EXERCISE: Skip pictures; extract every line from the one with "Reproduce this chart with matplotlib." through the one with "from matplotlib.patches import FancyBboxPatch", exactly as written.

DATA ENTRIES:
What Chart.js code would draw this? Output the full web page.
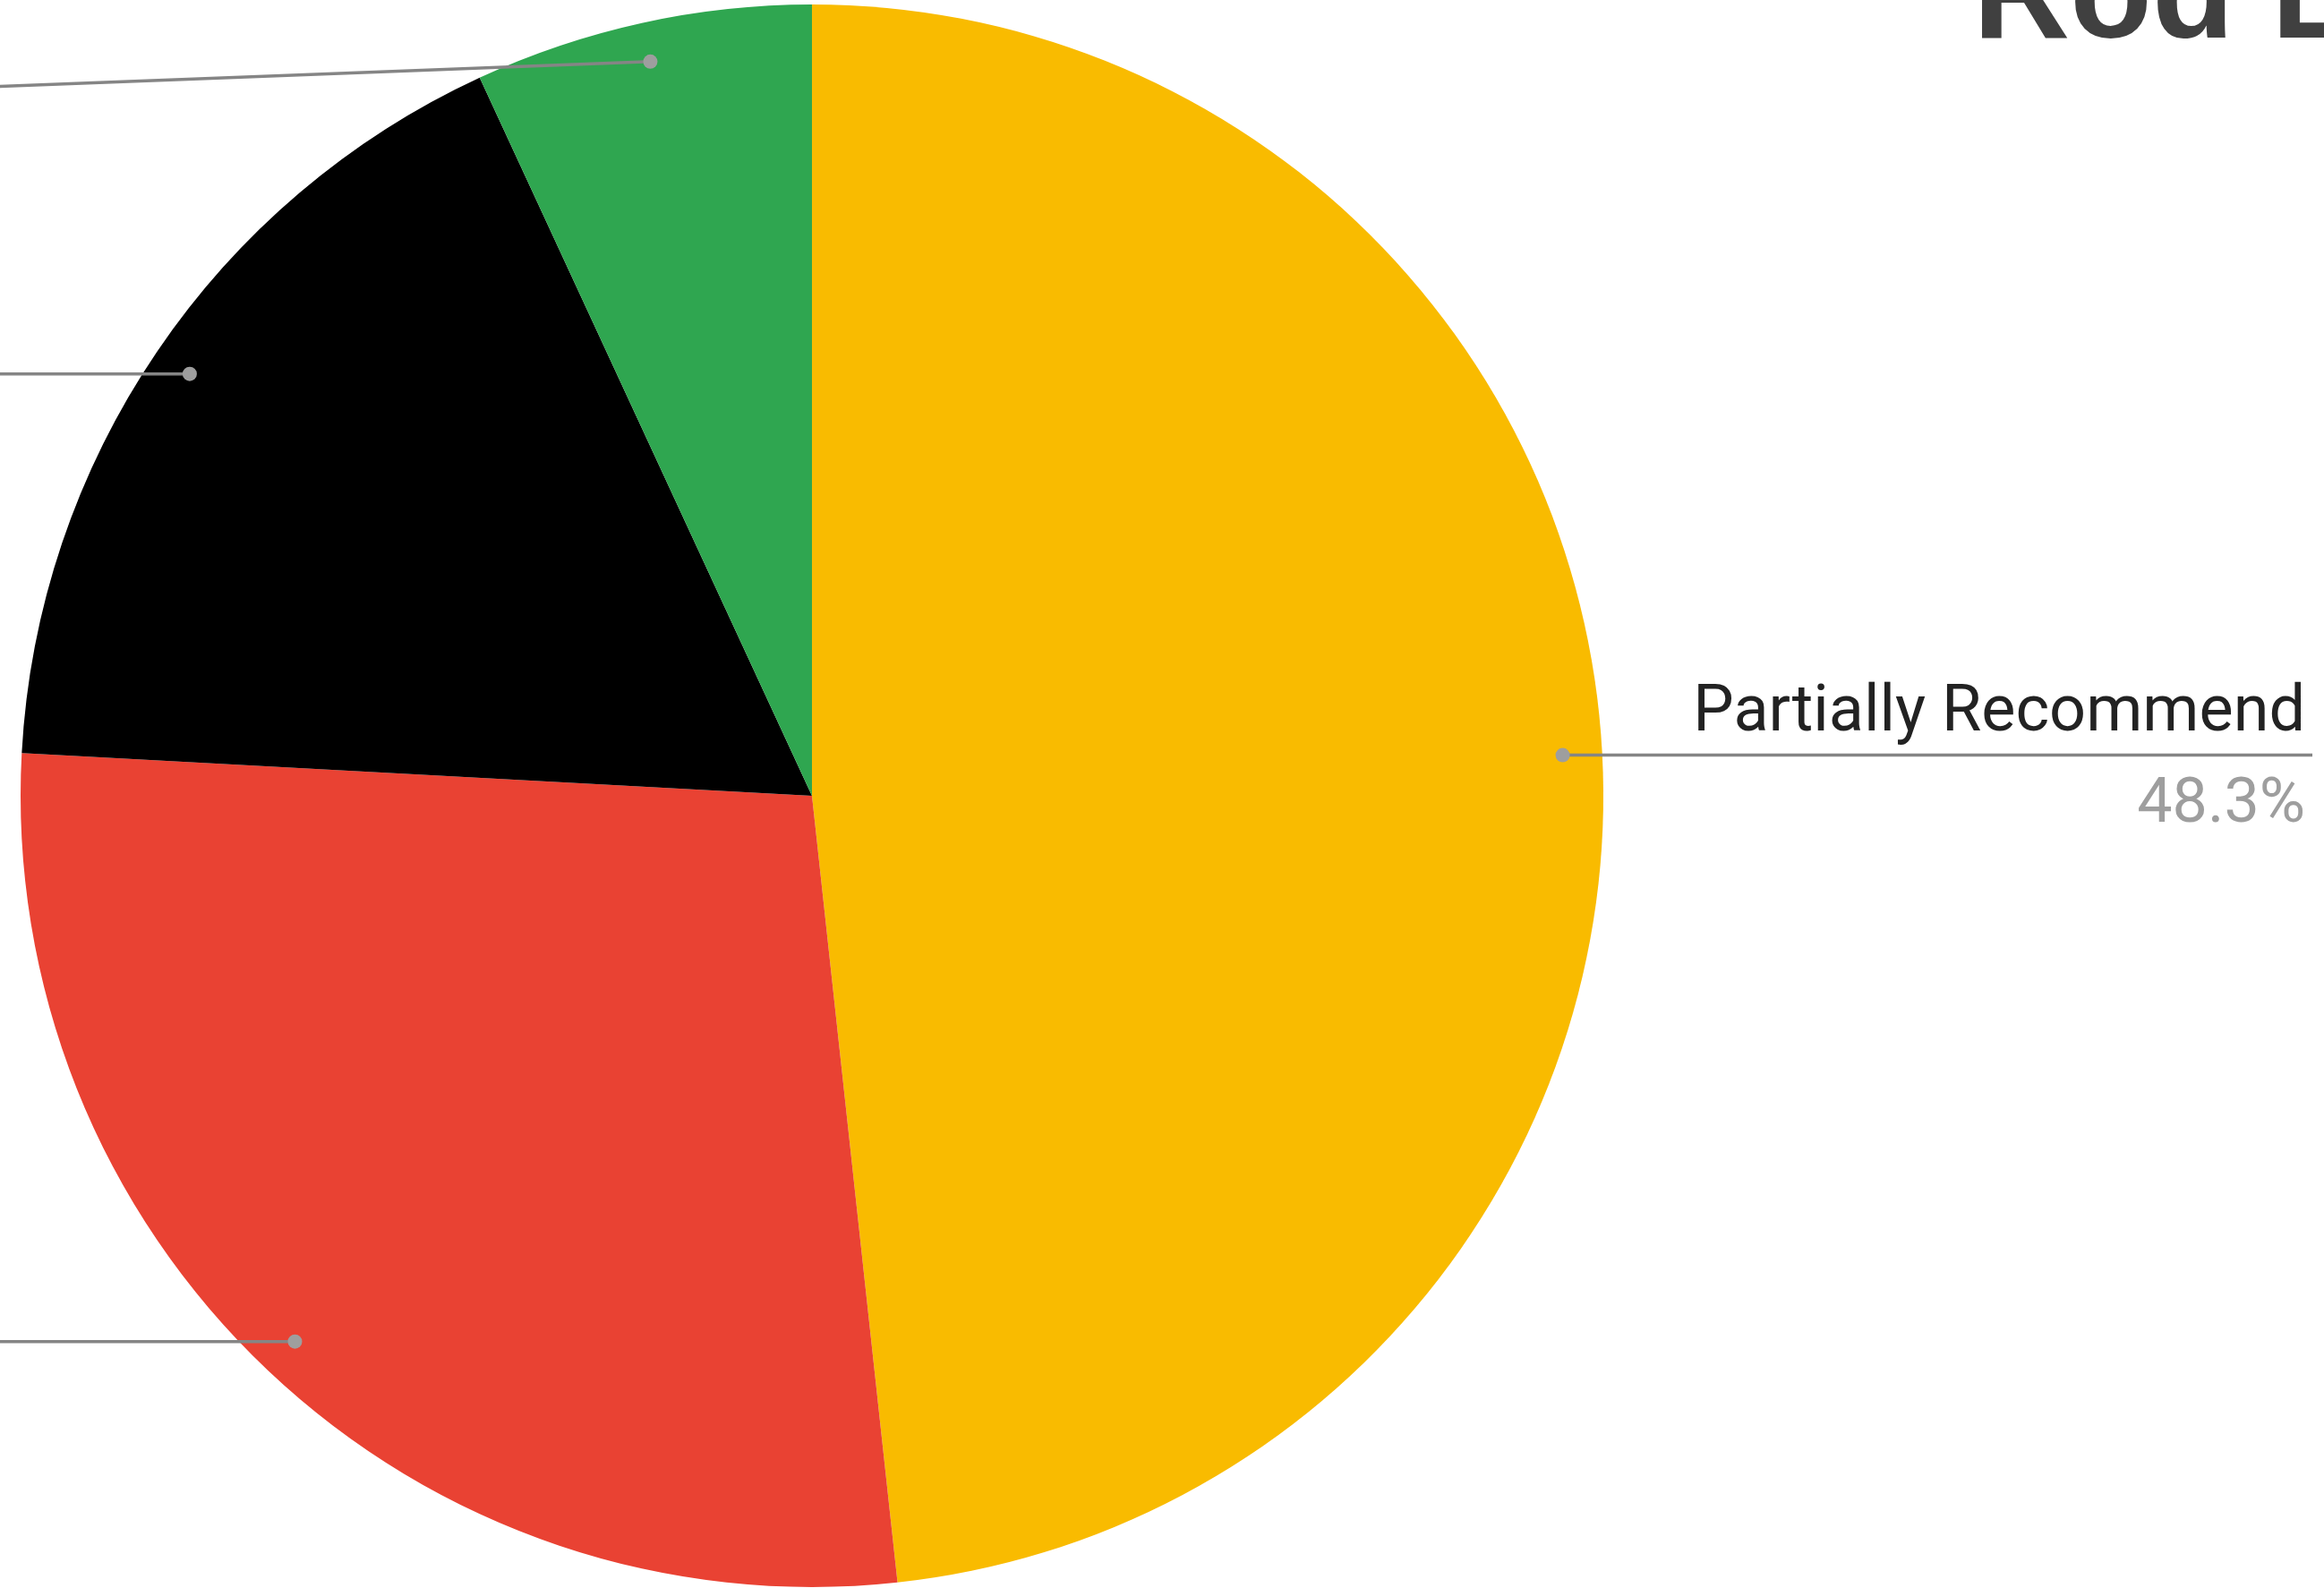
--
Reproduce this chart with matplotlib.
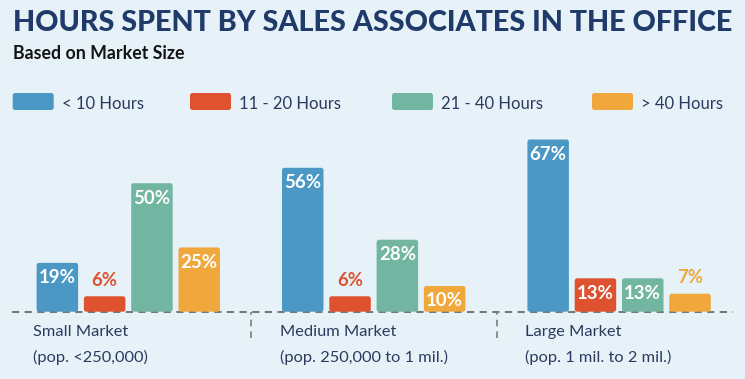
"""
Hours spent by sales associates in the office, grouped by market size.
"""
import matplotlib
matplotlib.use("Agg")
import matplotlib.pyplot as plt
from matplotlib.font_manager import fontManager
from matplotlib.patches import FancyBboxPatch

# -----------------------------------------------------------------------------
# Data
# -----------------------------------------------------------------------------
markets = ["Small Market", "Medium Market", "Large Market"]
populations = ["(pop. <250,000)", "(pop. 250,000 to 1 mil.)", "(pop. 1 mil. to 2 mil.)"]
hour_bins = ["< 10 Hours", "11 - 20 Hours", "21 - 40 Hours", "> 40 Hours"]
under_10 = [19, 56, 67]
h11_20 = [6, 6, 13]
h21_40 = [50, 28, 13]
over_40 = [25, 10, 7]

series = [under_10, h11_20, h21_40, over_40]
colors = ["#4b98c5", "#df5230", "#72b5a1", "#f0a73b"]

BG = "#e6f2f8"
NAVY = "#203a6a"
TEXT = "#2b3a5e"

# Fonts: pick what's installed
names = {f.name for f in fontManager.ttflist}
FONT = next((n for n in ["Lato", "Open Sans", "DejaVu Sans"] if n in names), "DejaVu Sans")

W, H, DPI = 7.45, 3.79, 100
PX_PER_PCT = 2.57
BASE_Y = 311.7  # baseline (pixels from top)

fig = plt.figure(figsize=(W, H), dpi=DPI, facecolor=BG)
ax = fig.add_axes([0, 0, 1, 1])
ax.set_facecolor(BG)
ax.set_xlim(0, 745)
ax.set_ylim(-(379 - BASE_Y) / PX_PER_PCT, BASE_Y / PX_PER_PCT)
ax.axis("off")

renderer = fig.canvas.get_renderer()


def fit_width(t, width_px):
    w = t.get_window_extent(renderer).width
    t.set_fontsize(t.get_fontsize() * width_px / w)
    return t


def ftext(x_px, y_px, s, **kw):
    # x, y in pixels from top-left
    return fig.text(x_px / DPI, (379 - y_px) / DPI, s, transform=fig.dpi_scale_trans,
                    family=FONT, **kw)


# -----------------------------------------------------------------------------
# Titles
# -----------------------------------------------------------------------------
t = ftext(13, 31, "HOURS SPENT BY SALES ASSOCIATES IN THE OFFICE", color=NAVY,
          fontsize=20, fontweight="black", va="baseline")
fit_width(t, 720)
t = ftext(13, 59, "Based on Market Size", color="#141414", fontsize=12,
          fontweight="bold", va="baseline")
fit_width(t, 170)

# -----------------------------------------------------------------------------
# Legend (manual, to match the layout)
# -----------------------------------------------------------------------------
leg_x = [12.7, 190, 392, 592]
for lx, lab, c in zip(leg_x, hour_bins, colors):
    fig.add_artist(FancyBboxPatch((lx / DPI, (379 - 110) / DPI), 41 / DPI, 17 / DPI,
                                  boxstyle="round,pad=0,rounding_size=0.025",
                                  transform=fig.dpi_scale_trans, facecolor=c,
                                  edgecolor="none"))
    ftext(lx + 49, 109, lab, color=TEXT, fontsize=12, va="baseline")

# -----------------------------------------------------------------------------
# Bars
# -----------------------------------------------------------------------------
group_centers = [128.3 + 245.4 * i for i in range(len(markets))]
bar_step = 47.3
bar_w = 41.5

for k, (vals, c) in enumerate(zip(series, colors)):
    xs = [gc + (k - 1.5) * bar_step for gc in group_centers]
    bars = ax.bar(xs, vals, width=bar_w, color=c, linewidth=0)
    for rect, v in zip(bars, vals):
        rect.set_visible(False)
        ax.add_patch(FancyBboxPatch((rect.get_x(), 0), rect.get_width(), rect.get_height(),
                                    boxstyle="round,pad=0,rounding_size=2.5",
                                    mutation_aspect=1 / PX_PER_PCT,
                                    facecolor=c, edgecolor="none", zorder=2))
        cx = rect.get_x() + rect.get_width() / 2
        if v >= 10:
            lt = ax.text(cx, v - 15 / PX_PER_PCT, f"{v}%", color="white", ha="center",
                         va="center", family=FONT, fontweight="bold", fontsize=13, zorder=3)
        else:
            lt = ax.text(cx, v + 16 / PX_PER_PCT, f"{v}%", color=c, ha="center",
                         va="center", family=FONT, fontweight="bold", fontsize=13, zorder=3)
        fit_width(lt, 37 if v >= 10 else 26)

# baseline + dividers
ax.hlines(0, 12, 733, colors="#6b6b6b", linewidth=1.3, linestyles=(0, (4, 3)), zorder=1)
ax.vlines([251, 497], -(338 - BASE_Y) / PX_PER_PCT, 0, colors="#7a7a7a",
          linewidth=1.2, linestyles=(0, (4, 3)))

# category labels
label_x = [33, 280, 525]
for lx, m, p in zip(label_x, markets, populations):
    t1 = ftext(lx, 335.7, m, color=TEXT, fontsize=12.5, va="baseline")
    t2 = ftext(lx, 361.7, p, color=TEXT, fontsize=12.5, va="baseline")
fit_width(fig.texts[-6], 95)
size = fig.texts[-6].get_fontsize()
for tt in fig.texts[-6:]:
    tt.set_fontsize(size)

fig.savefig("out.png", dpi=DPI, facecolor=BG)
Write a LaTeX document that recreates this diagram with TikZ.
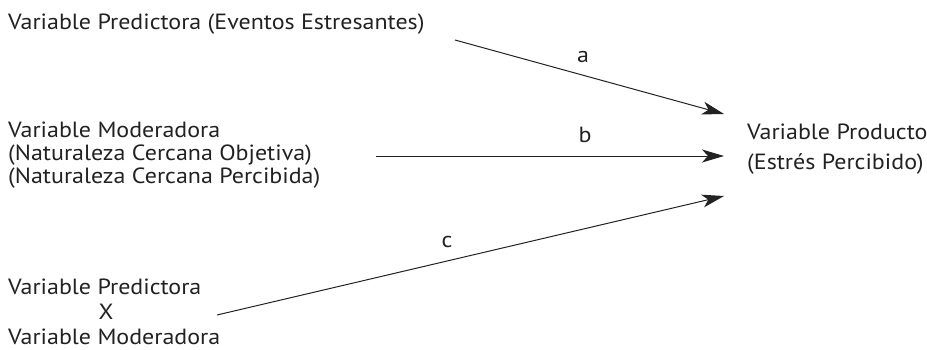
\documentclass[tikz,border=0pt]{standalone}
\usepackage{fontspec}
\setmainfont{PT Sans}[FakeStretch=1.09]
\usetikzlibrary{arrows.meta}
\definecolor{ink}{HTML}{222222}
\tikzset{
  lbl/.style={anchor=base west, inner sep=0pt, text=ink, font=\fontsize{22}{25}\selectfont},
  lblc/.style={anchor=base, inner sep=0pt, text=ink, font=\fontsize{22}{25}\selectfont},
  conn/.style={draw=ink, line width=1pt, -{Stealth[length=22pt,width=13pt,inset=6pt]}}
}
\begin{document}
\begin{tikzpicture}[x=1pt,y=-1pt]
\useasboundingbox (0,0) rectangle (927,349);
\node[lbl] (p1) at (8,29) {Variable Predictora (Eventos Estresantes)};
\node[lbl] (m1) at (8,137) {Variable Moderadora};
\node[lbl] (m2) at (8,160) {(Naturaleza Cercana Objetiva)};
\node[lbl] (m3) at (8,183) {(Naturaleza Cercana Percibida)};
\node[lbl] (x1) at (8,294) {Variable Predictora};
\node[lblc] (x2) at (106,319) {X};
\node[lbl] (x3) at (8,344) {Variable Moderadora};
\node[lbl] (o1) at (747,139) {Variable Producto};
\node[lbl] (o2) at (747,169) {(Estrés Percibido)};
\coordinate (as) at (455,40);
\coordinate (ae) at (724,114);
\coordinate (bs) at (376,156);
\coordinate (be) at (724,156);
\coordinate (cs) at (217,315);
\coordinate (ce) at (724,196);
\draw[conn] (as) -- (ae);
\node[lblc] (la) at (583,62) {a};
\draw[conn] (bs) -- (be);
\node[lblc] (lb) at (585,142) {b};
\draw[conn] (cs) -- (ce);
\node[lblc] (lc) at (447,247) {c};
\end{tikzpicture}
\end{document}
==
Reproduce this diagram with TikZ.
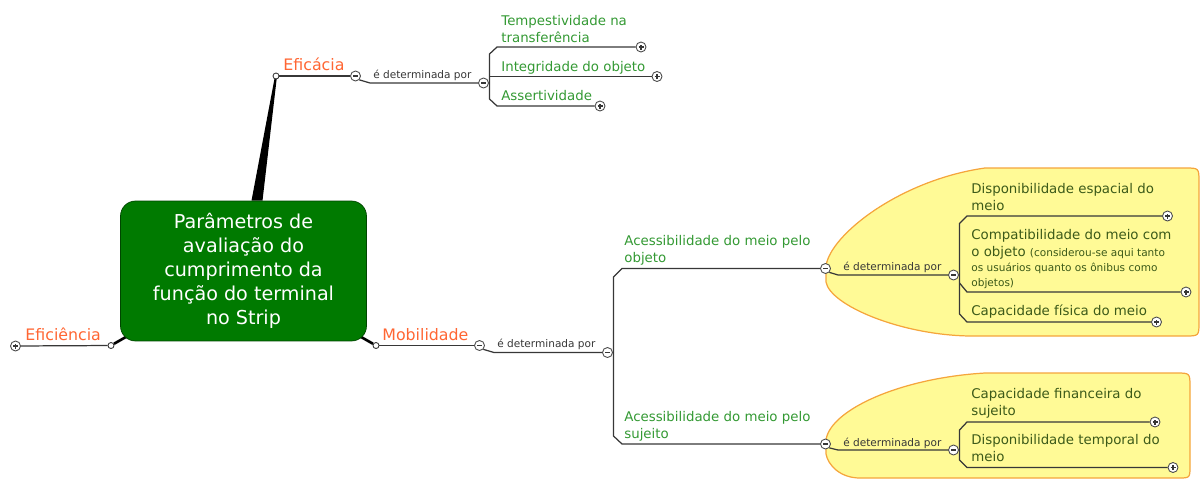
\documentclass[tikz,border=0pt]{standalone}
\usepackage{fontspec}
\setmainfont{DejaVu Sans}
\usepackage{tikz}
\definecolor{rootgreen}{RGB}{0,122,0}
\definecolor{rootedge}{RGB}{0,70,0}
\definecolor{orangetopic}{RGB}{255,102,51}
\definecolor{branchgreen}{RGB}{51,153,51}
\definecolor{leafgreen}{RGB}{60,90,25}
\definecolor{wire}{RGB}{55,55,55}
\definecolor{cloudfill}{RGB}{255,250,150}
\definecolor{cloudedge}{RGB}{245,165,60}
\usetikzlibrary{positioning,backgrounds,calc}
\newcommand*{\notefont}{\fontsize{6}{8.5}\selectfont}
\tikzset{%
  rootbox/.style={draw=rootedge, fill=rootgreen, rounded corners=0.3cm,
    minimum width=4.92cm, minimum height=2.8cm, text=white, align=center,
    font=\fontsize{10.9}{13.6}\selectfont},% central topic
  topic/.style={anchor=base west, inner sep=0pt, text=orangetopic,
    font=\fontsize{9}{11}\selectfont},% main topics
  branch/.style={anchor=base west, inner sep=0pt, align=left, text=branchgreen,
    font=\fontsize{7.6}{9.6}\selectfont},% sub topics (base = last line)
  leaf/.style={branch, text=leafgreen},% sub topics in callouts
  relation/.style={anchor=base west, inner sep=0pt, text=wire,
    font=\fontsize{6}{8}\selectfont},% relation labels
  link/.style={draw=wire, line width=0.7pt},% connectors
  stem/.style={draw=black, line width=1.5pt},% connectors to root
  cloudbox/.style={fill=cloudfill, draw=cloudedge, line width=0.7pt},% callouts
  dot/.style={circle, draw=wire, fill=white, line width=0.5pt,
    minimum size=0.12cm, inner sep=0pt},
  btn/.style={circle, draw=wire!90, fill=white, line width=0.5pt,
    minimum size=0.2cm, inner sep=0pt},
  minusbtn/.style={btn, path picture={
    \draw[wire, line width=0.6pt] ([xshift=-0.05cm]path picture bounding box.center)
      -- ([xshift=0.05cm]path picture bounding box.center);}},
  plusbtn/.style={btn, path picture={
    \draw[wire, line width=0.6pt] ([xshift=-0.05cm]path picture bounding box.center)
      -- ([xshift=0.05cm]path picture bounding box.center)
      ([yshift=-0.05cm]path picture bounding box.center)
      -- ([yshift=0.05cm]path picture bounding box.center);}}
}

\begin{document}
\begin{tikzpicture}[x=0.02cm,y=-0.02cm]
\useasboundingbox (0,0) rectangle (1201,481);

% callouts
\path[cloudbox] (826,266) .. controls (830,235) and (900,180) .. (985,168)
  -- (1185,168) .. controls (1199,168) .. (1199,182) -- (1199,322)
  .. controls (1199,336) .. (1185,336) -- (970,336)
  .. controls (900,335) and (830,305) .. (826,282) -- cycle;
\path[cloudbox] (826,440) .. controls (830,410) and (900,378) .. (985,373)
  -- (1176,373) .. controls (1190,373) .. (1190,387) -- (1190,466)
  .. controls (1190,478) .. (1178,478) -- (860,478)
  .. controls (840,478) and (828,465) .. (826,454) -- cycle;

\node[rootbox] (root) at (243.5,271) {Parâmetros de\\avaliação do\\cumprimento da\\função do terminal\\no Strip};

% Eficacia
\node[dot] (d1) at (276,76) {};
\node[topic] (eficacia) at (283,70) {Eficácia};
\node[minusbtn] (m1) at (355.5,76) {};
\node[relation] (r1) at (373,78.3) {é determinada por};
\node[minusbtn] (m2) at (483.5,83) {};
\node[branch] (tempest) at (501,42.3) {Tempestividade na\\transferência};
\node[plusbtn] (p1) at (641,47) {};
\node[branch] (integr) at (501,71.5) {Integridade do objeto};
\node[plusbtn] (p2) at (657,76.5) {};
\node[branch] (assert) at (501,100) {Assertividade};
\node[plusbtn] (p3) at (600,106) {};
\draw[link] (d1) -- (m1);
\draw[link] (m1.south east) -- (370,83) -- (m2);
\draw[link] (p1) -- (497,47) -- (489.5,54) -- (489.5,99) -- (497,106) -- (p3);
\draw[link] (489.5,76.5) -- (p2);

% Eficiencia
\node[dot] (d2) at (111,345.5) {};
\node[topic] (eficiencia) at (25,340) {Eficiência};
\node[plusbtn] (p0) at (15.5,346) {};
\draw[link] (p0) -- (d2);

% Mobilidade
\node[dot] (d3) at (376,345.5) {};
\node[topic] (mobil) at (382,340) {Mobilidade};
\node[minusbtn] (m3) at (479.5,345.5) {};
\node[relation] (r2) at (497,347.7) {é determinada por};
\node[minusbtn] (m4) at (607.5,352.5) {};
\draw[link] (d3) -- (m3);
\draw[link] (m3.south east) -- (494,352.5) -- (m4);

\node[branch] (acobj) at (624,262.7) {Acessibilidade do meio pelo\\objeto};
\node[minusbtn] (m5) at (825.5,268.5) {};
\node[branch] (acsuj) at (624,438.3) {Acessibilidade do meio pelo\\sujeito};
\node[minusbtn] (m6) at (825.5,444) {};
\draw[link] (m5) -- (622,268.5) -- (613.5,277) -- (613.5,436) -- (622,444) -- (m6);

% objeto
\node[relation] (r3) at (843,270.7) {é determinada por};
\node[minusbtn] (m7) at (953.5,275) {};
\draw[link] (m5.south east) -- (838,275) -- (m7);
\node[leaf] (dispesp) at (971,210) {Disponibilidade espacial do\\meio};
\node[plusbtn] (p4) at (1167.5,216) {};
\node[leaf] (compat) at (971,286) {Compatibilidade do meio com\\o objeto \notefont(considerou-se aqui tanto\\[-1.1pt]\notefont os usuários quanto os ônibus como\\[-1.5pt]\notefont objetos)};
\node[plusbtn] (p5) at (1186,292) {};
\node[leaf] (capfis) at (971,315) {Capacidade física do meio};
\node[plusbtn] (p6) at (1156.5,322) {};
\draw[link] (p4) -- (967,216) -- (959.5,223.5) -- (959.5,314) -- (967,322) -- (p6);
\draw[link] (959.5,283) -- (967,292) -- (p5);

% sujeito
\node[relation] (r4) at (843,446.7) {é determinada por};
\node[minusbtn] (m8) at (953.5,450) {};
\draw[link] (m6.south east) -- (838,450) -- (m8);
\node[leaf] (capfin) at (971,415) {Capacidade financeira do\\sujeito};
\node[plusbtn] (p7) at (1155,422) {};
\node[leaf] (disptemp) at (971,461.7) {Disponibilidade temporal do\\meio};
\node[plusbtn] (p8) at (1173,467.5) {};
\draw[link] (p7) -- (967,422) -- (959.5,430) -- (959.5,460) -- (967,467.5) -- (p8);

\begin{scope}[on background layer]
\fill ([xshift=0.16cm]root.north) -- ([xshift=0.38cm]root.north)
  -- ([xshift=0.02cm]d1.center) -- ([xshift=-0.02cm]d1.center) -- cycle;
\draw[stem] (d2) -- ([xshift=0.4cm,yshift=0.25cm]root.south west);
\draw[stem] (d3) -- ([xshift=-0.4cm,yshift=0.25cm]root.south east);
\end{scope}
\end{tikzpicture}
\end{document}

REPLY TO THE EXERCISE:
Reproduce this chart with matplotlib.
"""
Hours spent by sales associates in the office, grouped by market size.
"""
import matplotlib
matplotlib.use("Agg")
import matplotlib.pyplot as plt
from matplotlib.font_manager import fontManager
from matplotlib.patches import FancyBboxPatch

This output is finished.